The tandem mass spectrum of the peptide (residues 141–156) LEY^PHNFNSHNVYITADK (ion score 57) from purified sfGFP with one amber codon at position 143. Y^PH denotes pTyr incorporation. The partial sequences of the peptides containing the pTyr can be read from the annotated b or y ion series.

Discussion

Compared with the expression of wild-type sfGFP under the same growth condition (Fig. 4B), the yield of pTyr-containing sfGFP was about 5%. The major amino acid incorporated at position 143 is pTyr, because we showed that if we did not provide pTyr in the growth media, the readthrough of the stop codon in sfGFP is only 20% of that with pTyr in the media (Fig. 4A). We also detected the incorporation of glutamine and lysine at this position, which was probably from the near cognate suppression of the amber stop codon [28]. Although the yield of pTyr-containing protein was relatively low, our work forms a solid step toward highly efficient incorporation of pTyr into proteins in vivo. Below are some approaches that could increase pTyr incorporation.

In this work, we used a high concentration of pTyr in the growth media to overcome the poor cellular uptake of pTyr [29]. However, it is necessary to look for proper transporters for pTyr which may be from other organisms. A similar strategy was successful in making a semi-synthetic E. coli with an expanded genetic alphabet by introducing an algal nucleotide triphosphate transporter for unnatural nucleoside triphosphates uptake [30].

Although we removed five phosphatase genes from the E. coli genome, there remained 30% pTyr phosphatase activity in the cells. We did detect by mass spectrometry analysis Tyr incorporation at position 143 in sfGFP; this may be due to dephosphorylation by unknown protein phosphatases. Thus, inactivating additional phosphatases or adding phosphatase inhibitors may help to increase pTyr incorporation. For this purpose, advanced techniques such as multiplex automated genome engineering (MAGE) can be utilized to inactivate multiple phosphatases simultaneously [31]. However, deleting more phosphatases may affect cell growth due to their important roles in cell physiology. And indeed, our five-phosphatase knockout strain grew relatively poorly in M9 minimal media.
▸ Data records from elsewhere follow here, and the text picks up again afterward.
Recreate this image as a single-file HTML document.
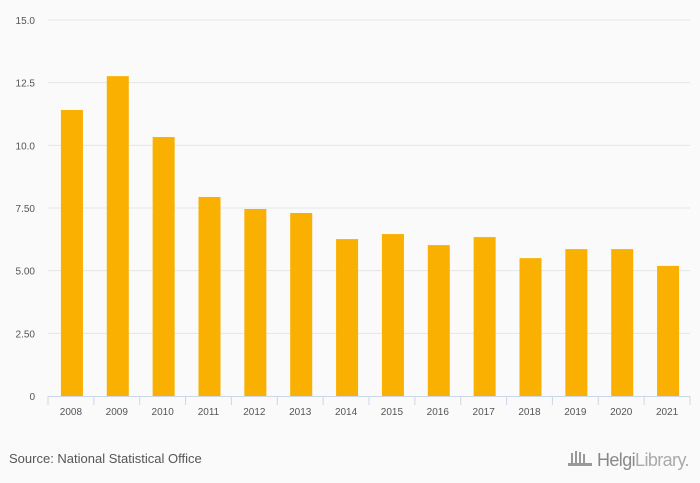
<!DOCTYPE html>
<html><head><meta charset="utf-8"><style>
body{margin:0;background:#fafafa;font-family:"Liberation Sans",sans-serif;}
svg{display:block}
</style></head><body>
<svg id="chart" width="700" height="483" viewBox="0 0 700 483">
<rect width="700" height="483" fill="#fafafa"/>
<g id="grid"></g>
<g id="bars"></g>
<g id="xaxis"></g>
<g id="yaxis"></g>
<text x="9" y="463" font-size="13" fill="#555">Source: National Statistical Office</text>
<g>
<g fill="#999"><rect x="571" y="453" width="2" height="10"/><rect x="575" y="451" width="2" height="12"/><rect x="579" y="452" width="2" height="11"/><rect x="583" y="454" width="2" height="9"/><rect x="568" y="463" width="24" height="3"/></g>
<text x="597" y="466" font-size="18" fill="#888" letter-spacing="-0.6">Helgi<tspan fill="#aaa">Library.</tspan></text>
</g>
</svg>
<script>
const categories=["2008","2009","2010","2011","2012","2013","2014","2015","2016","2017","2018","2019","2020","2021"];
const values=[11.41,12.76,10.33,7.94,7.46,7.30,6.26,6.46,6.02,6.34,5.50,5.86,5.86,5.19];
const yTicks=[0,2.5,5,7.5,10,12.5,15];
const yTickLabels=["0","2.50","5.00","7.50","10.0","12.5","15.0"];
const NS="http://www.w3.org/2000/svg";
const x0=48,x1=690,yBase=396,yTop=20,yMax=15;
const step=(x1-x0)/categories.length;
const y=v=>yBase-(v/yMax)*(yBase-yTop);
const xc=i=>x0+step*(i+0.5);
function mk(t,a,p){const e=document.createElementNS(NS,t);for(const k in a)e.setAttribute(k,a[k]);p.appendChild(e);return e;}
const grid=document.getElementById('grid'),yax=document.getElementById('yaxis'),xax=document.getElementById('xaxis'),bars=document.getElementById('bars');
yTicks.forEach((t,i)=>{
  if(t>0){const l=mk('line',{x1:x0,x2:x1,y1:y(t),y2:y(t),stroke:'#e6e6e6','stroke-width':1},grid);
  
  }
  const tx=mk('text',{x:35,y:y(t)+4,'font-size':10,fill:'#555','text-anchor':'end'},yax);
  tx.textContent=yTickLabels[i];
  
  
});
categories.forEach((c,i)=>{
  const r=mk('rect',{x:xc(i)-10,y:y(values[i]),width:22,height:yBase-y(values[i]),fill:'#f9b000'},bars);
  
  
  const tk=mk('line',{x1:x0+step*i,x2:x0+step*i,y1:yBase,y2:yBase+9,stroke:'#ccd6eb'},xax);
  
  
  const tx=mk('text',{x:xc(i),y:415,'font-size':10,fill:'#555','text-anchor':'middle'},xax);
  tx.textContent=c;
  
  
});
const tk=mk('line',{x1:x1,x2:x1,y1:yBase,y2:yBase+9,stroke:'#ccd6eb'},xax);


const al=mk('line',{x1:x0,x2:x1,y1:yBase+0.5,y2:yBase+0.5,stroke:'#ccd6eb'},xax);


</script>
</body></html>
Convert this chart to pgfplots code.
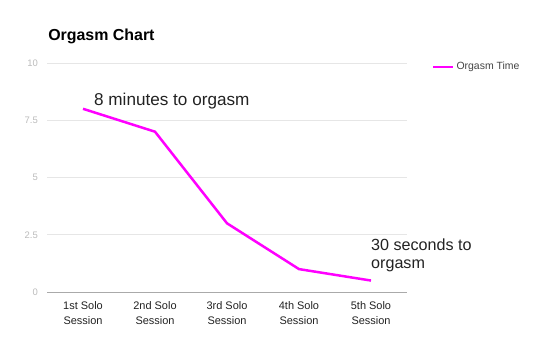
\documentclass[border=0pt]{standalone}
\usepackage{pgfplots}
\pgfplotsset{compat=1.18}
\usepackage{fontspec}
\setmainfont{Liberation Sans}
\definecolor{mag}{HTML}{FF00FF}
\definecolor{gridc}{HTML}{E6E6E6}
\definecolor{axc}{HTML}{AAAAAA}
\definecolor{ytc}{HTML}{BBBBBB}
\definecolor{txt}{HTML}{222222}
\definecolor{legc}{HTML}{444444}
\begin{document}
\begin{tikzpicture}
\begin{axis}[
  at={(0,0)}, anchor=south west,
  scale only axis, width=360bp, height=229bp,
  xmin=-0.5, xmax=4.5, ymin=0, ymax=10,
  xtick={0,1,2,3,4},
  xticklabels={{1st Solo\\Session},{2nd Solo\\Session},{3rd Solo\\Session},{4th Solo\\Session},{5th Solo\\Session}},
  xticklabel style={align=center, font=\fontsize{11}{15}\selectfont, text=txt, inner sep=0pt, anchor=north, yshift=-9bp},
  ytick={0,2.5,5,7.5,10},
  yticklabels={0,2.5,5,7.5,10},
  yticklabel style={font=\fontsize{9.5}{10}\selectfont, text=ytc, anchor=east, inner sep=0pt, xshift=-9bp},
  /pgf/number format/assume math mode=true,
  major tick length=0pt,
  ymajorgrids, grid style={gridc, line width=0.8bp},
  axis x line*=bottom, axis y line*=left,
  x axis line style={axc, line width=1bp, -},
  y axis line style={draw=none},
  legend style={at={(axis description cs:1.069,0.983)}, anchor=west, draw=none, fill=none,
    font=\fontsize{10.5}{12}\selectfont, text=legc, inner sep=0pt,
    nodes={inner sep=2bp}},
  legend image code/.code={\draw[#1] (0bp,0bp) -- (20bp,0bp);},
  clip=false,
]
\addplot[mag, line width=2.5bp] coordinates {(0,8) (1,7) (2,3) (3,1) (4,0.5)};
\addlegendentry{Orgasm Time}
\node[anchor=base west, inner sep=0pt, text=txt, font=\fontsize{17.2}{18}\selectfont, xshift=11bp, yshift=3bp] at (axis cs:0,8) {8 minutes to orgasm};
\node[anchor=base west, inner sep=0pt, text=txt, font=\fontsize{16.2}{18}\selectfont, align=left, yshift=12bp] at (axis cs:4,0.5) {30 seconds to\\orgasm};
\node[anchor=base west, inner sep=0pt, font=\bfseries\fontsize{16}{18}\selectfont] at (axis description cs:0.003,1.1) {Orgasm Chart};
\end{axis}
\pgfresetboundingbox
\path (-47bp,-63bp) rectangle (493bp,292bp);
\end{tikzpicture}
\end{document}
In this study, we used rational design to engineer TyrRS and EF-Tu variants for pTyr. The advantage of advanced protein evolution systems such as MAGE and phage-assisted continuous evolution (PACE) [32,33] in creating larger libraries of variants and selecting variants automatically will help us to find more efficient and specific AARS and EF-Tu variants for pTyr incorporation.